This project implements an end-to-end credit risk analysis pipeline using the Statlog (German Credit) dataset, with a strong emphasis on Explainable Artificial Intelligence (XAI). The primary objective is to build reliable predictive models for credit risk assessment while ensuring transparency and interpretability of model decisions, which is critical in financial applications.
The workflow spans exploratory data analysis, model development and evaluation, cross-validation-based comparison, and global and local explainability using model-agnostic interpretation techniques.
- Name: Statlog (German Credit Data)
- Source: UCI Machine Learning Repository
- Dataset URL: URL
- Number of samples: 1,000
- Number of features: 20 (categorical and numerical)
- Target variable: Credit risk (good vs bad credit)
The dataset represents a realistic financial decision-making scenario and includes attributes related to credit history, loan characteristics, and demographic information.
The project includes an interactive dashboard that visualizes:
- Credit risk predictions
- Feature-level contributions
- Global and local explainability outputs
Below is a demonstration of the dashboard functionality:
- Data quality checks and preprocessing
- Feature inspection and distribution analysis
- Class balance assessment
- Correlation and relationship analysis
The following machine learning models are trained and evaluated:
- Logistic Regression
- Decision Tree
- Random Forest
- XGBoost
Model performance is assessed using ROC-AUC and Precision–Recall AUC metrics, with cross-validation to evaluate generalization performance.
The table below summarizes the mean and standard deviation of ROC-AUC scores across cross-validation folds:
| Model | CV ROC-AUC Mean | CV ROC-AUC Std |
|---|---|---|
| Random Forest | 0.7858 | 0.0610 |
| Logistic Regression | 0.7811 | 0.0699 |
| XGBoost | 0.7538 | 0.0529 |
| Decision Tree | 0.5839 | 0.0417 |
To ensure transparency and interpretability of model predictions, the following explainability techniques are applied:
- Global explanations using SHAP to identify overall feature importance
- Local explanations using SHAP and LIME to explain individual predictions
- Given the relatively small and well-structured nature of the dataset, standard machine learning models are able to capture most underlying patterns without extensive hyperparameter tuning.

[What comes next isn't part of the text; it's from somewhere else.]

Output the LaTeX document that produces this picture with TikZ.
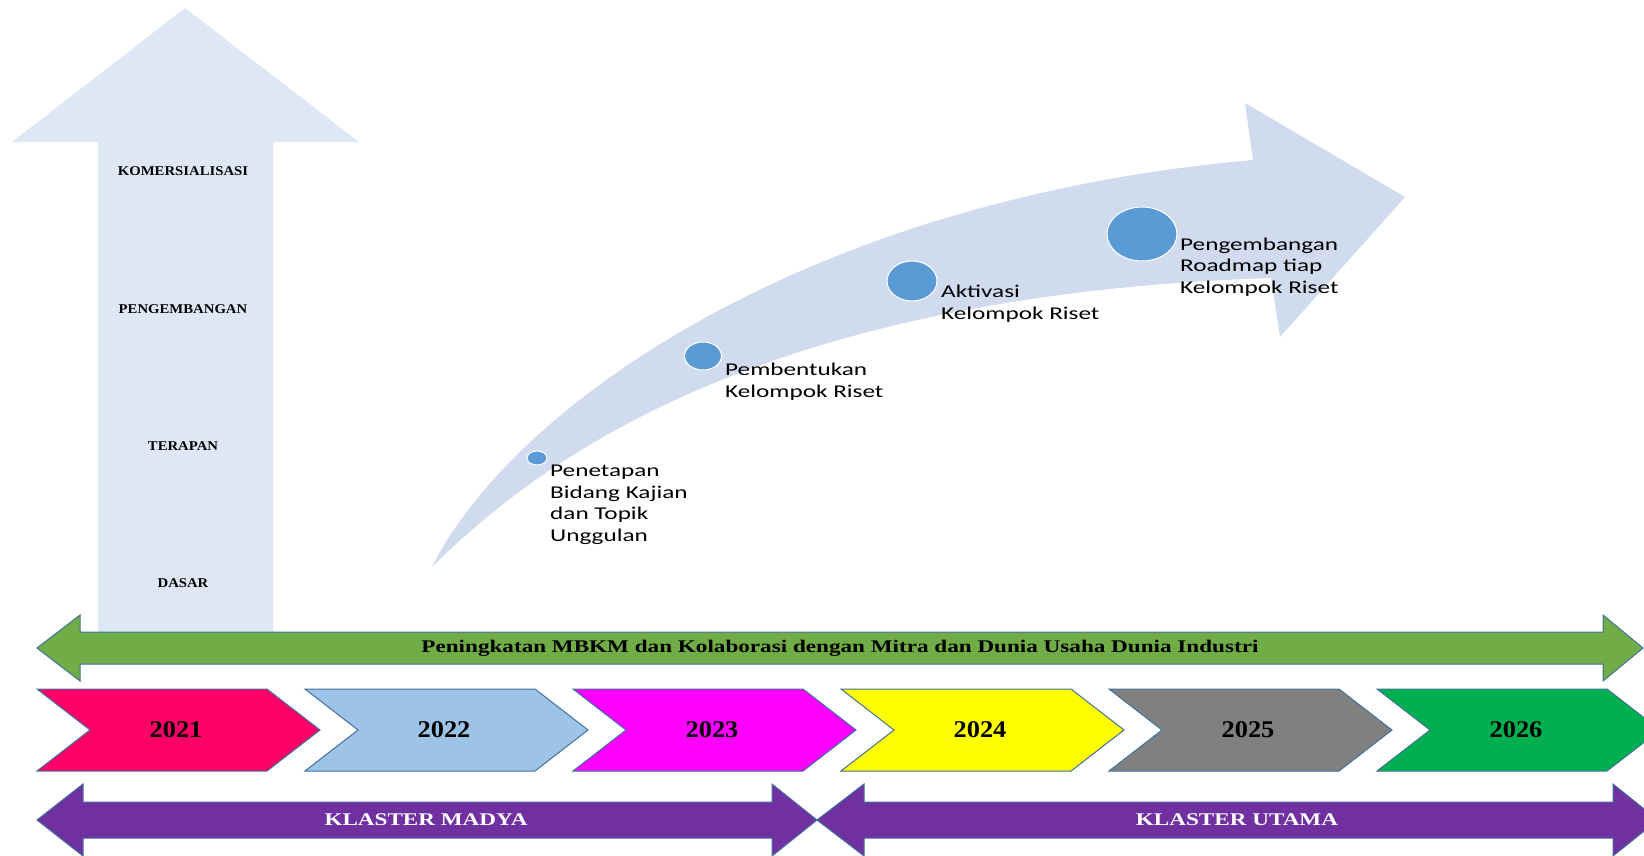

- Among the evaluated models, Random Forest demonstrates the strongest overall performance, achieving the highest ROC-AUC and Precision–Recall AUC scores. Cross-validation results further confirm its robustness, with consistent performance and low variance across folds.
- The Decision Tree model performs poorly due to high variance and overfitting, resulting in unstable predictions on unseen data.
- XGBoost performs competitively but does not outperform Random Forest in this setting; on a categorical-heavy dataset without extensive tuning, it tends to produce sharper and less stable probability estimates.
Based on these findings, Random Forest is selected as the final model for subsequent explainability analysis.